Nov. 16—SOUTH BEND — Notre Dame forced five Virginia turnovers and kept the Cavaliers scoreless in the first half on the way to a 35-14 victory on senior night.
The No. 8 Irish (9-1) scored 21 points off the Cavaliers (5-5) five turnovers, resulting in a 35-0 lead before the visitors narrowed to a more respectable deficit.
“I think, you know when you look at the big picture, it gives our entire program, all three phases a chance to have success,” Notre Dame head coach Marcus Freeman said. “When your defense is playing as well as you’re playing, it allows you to still be in the game and be in position to win maybe when you aren’t having the success you want to start the game.”
Virginia ran just four plays in Notre Dame territory the entire first half. One resulted in a fumble.
Notre Dame forced three fumbles and recovered two. Xavier Watts finished with one of them, also intercepting a pass and breaking up another on third down early in the first quarter.
“It’s a lot of fun when you can have a lot of, you know, havoc on the ball and certainly tonight we were able to do that,” Notre Dame linebacker Jack Kiser said. “Guys were flying around, guys were seeing their keys and recognizing stuff and making plays on it.”
The Irish defense held Virginia to finish 17-of-36 passing. Starting quarterback Anthony Colandrea was benched in the second half after completing 8-of-21 passes for 69 yards and three interceptions.
Notre Dame quarterback Riley Leonard finished 22-for-33, throwing for three touchdowns. He also threw his second interception of the season since Week 2.
Jeremiyah Love ran for two touchdowns and 137 yards in 16 attempts.
“I told them in the locker room, we’ll fix the film, there’s always plays to fix, we’ll evaluate it, we’ll figure out the whys, but enjoy this victory,” Freeman said after the Irish’s eighth-consecutive victory.
The first turnover of the game took less than five seconds to arrive. Notre Dame transfer Chris Tyree, now playing on the Cavaliers, muffed the opening kickoff as Max Hurleman recovered for the Irish. Four plays later, Jeremiyah Love ran in a four-yard touchdown run to give the Irish a 7-0 lead two minutes into Saturday’s home regular season finale.
Neither team’s offense showed much life in the opening quarter. The teams combined for 128 yards, five three-and-outs and were 1-for-7 on third down. Virginia was the only team to successfully move the chains on third down, doing so right before the first quarter clock expired.
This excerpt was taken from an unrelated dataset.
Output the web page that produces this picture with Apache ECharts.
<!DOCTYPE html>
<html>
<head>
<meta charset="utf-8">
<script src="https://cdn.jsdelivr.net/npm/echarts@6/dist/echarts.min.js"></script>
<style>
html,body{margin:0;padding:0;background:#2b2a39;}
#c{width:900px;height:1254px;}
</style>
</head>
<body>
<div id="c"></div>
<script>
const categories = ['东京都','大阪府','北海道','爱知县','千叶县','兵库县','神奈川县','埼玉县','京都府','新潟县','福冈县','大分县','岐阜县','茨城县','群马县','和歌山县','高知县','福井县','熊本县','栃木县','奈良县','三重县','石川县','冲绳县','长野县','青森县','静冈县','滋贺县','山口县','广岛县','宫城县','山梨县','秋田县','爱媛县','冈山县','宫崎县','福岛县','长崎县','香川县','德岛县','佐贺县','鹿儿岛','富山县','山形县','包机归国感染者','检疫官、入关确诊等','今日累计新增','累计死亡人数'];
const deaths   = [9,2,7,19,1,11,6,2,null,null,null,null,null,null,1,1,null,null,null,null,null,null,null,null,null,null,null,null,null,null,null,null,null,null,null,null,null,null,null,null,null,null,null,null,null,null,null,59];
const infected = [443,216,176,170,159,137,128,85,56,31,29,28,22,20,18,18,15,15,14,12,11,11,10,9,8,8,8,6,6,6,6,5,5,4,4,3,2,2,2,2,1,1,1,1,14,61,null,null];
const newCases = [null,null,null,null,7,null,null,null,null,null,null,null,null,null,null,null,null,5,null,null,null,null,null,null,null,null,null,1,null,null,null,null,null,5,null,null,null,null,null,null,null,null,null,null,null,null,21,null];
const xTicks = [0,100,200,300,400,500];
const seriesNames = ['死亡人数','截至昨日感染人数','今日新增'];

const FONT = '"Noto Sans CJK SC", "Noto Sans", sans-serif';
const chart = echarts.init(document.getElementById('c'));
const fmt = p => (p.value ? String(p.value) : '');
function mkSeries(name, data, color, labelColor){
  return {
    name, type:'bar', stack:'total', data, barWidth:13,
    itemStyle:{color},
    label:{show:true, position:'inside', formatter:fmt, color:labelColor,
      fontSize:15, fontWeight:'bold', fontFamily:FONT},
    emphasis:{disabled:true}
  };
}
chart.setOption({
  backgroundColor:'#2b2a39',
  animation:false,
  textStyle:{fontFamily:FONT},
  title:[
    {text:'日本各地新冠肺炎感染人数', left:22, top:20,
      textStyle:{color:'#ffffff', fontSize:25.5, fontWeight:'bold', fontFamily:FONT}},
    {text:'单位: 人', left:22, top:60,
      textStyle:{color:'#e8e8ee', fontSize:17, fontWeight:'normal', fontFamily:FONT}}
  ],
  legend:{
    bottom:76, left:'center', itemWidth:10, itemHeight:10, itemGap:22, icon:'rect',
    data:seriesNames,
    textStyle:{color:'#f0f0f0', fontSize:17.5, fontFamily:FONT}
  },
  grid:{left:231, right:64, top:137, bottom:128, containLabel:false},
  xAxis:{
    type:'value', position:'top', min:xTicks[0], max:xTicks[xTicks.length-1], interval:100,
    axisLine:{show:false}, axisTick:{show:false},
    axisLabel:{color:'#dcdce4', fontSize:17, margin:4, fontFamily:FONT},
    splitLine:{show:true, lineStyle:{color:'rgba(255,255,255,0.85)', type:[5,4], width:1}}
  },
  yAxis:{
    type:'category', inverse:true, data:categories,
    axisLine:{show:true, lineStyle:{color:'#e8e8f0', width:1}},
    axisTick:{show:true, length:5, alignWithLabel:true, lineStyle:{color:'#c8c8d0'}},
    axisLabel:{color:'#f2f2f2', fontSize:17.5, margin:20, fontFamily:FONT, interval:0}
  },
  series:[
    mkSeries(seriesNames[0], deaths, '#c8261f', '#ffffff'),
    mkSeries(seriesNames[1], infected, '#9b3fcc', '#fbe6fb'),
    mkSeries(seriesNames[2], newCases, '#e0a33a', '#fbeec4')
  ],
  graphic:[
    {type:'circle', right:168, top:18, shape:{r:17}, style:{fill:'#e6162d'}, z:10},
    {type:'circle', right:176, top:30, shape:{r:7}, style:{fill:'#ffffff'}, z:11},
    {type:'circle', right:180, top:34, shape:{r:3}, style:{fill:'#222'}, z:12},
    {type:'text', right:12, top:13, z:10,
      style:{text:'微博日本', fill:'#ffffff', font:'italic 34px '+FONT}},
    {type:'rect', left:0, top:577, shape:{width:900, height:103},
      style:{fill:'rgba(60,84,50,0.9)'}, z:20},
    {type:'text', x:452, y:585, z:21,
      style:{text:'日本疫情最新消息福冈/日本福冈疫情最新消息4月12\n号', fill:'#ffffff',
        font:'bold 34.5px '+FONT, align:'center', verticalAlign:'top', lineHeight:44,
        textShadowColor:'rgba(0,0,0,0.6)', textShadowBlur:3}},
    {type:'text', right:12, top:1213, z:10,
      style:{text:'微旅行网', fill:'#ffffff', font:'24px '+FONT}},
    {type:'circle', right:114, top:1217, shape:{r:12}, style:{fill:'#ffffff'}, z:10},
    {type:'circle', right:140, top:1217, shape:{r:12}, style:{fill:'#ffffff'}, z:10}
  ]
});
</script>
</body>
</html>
Taking over at the Notre Dame 42-yard line to begin it’s sixth drive of the game at the 11:34 mark, Virginia’s Kobe Pace broke away on a 14-yard rush but fumbled the ball, which Watts scooped up for the turnover.
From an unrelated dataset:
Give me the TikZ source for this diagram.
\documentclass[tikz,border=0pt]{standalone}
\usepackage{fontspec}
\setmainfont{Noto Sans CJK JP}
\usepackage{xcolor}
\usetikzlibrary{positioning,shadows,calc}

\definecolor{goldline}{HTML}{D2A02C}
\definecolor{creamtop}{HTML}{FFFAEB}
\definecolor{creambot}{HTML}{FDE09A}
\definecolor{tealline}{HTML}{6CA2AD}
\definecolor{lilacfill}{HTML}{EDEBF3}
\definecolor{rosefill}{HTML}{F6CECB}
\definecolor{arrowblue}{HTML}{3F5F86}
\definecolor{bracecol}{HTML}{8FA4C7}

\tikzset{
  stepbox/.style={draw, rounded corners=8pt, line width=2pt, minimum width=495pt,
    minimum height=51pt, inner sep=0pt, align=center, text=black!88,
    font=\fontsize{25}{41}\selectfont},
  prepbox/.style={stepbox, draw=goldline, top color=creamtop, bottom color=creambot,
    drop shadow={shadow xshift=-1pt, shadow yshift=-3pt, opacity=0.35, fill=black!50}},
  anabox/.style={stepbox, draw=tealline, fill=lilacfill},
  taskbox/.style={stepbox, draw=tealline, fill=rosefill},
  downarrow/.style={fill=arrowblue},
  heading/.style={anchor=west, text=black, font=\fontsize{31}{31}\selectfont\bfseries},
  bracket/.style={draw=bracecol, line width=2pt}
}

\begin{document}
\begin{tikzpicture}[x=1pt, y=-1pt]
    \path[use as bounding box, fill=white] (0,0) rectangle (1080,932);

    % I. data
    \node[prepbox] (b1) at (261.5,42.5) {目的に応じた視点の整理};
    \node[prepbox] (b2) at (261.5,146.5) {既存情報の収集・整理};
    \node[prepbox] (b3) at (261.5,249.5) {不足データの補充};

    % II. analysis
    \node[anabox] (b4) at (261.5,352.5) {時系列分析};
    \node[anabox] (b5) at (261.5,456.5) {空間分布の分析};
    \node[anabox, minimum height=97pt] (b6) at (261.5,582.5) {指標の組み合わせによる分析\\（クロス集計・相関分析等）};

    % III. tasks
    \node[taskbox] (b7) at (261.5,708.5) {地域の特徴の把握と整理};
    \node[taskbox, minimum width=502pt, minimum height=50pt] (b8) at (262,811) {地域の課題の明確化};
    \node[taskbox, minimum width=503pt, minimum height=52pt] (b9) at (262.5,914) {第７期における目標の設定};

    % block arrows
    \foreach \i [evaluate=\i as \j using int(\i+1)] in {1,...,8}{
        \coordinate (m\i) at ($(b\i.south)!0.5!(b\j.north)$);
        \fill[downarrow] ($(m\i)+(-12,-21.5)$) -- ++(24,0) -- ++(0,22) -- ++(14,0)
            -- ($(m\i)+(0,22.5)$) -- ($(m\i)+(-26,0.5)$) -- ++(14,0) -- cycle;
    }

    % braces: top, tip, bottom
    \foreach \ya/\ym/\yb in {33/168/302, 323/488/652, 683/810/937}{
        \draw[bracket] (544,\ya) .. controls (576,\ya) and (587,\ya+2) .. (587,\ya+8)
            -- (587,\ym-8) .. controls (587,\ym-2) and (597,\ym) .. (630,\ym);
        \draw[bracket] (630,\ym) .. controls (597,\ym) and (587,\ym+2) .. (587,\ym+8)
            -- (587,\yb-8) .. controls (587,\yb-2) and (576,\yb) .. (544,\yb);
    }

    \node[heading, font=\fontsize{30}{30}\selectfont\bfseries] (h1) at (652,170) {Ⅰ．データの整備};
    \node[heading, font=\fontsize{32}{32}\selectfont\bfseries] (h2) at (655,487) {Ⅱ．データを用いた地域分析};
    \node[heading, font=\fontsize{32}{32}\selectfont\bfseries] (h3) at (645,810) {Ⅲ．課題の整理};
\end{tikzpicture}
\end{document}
The Notre Dame offense came to life after the second defensive takeaway. Leonard was a perfect 5-for-5 passing on the nine-play, 88-yard drive and completed passes to four different receivers. Jayden Harrison caught two passes, both for eight yards, including the touchdown strike to put the Irish up 14-0 at the 6:37 mark of the second quarter.
Harrison caught three passes for a team-high 41 yards.
“Our offense is doing a good job, we just got to eliminate some of those early-game three-and-outs in situations when we’re not moving the chains as much as we want,” Freeman said. “As you look at that, you know, they mostly came from penalties or negative yardage plays that we just got to make sure we clean up.”
“We can’t put our offense behind the sticks,” Freeman said. “That’s the thing that stuck out to me more than anything. We’re in a lot of third and long situations and the percentage of converting on those are not good, no matter who you are.”
Back-to-back drives ended in punts and were followed by three-consecutive Virginia drives halted by interceptions from Colandrea.
Adon Shuler picked off the first and returned it 45 yards to the Cavalier two-yard line. The Irish scored when Leonard flipped it over the line to Cooper Flanagan for the short score. Just four plays later, Leonard Moore tipped a pass and took control inside Virginia territory. The Irish scored via Leonard’s 16-yard pass to tight end Mitchell Evans which gave the Irish a 28-0 lead. Evans led all 11 receivers to catch a pass for the Irish with four catches for 34 yards.
Xavier Watts intercepted a third pass before the half, but ND’s Marcello Diomede’s 54-yard kick was wide right, settling for a 28-0 lead at the break.
Love broke out a 76-yard rushing touchdown in the Irish’s second possession of the second half.
Virginia would end up scoring twice, the second time in the final minute to narrow the final score.